After the post was reposted in another subforum dedicated to design, the designers there scoffed at the idea that Google had messed this up. (Google takes its design work seriously, as we saw in 2014, when it tweaked its old logo by moving the “g” right one pixel and the “l” down and right one pixel—an absurdly minuscule change that demonstrated Google’s perfectionism, and which, coincidentally, was also brought up by Reddit users at the time.)
In hashing out the “Google G” issue, designers on Reddit emphasized a basic truth of design, which is that visuals that are mathematically correct are not always optically correct. The image below, posted by user theloneplant on another r/graphic_design thread, shows the actual “Google G” on the left (which employs some so-called “optical balancing”) and a “Google G” that’s a perfect circle on the right. It’s clear which one looks better.

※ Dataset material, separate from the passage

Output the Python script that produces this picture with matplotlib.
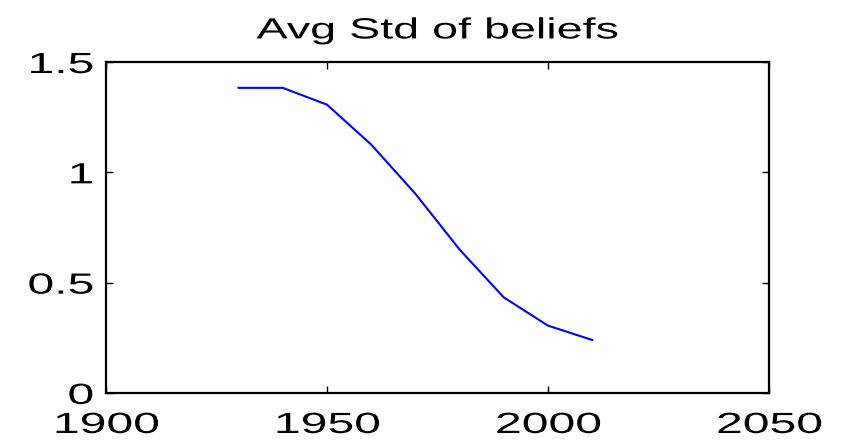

Before debating the issue on Reddit, Google’s critics could have done a little research. When Google rolled out the “Google G” as part of its larger rebranding in 2015, it directly addressed the issue of why it wasn’t a perfect circle—in this blog post.
Google explained:
The Google G is directly derived from the logotype “G,” but uses increased visual weight to stand up at small sizes and contexts where it needs to share space with other elements. Designed on the same grid as our product iconography, the circular shape was optically refined to prevent a visual “overbite” at the point where the circular form meets the crossbar. The color proportions convey the full spectrum of the logotype and are sequenced to aid eye movement around the letterform.
Again, this is nothing that graphic designers don’t already know. But for the rest of us, it’s a cool little lesson on how imperfections in logos are sometimes what make them perfect.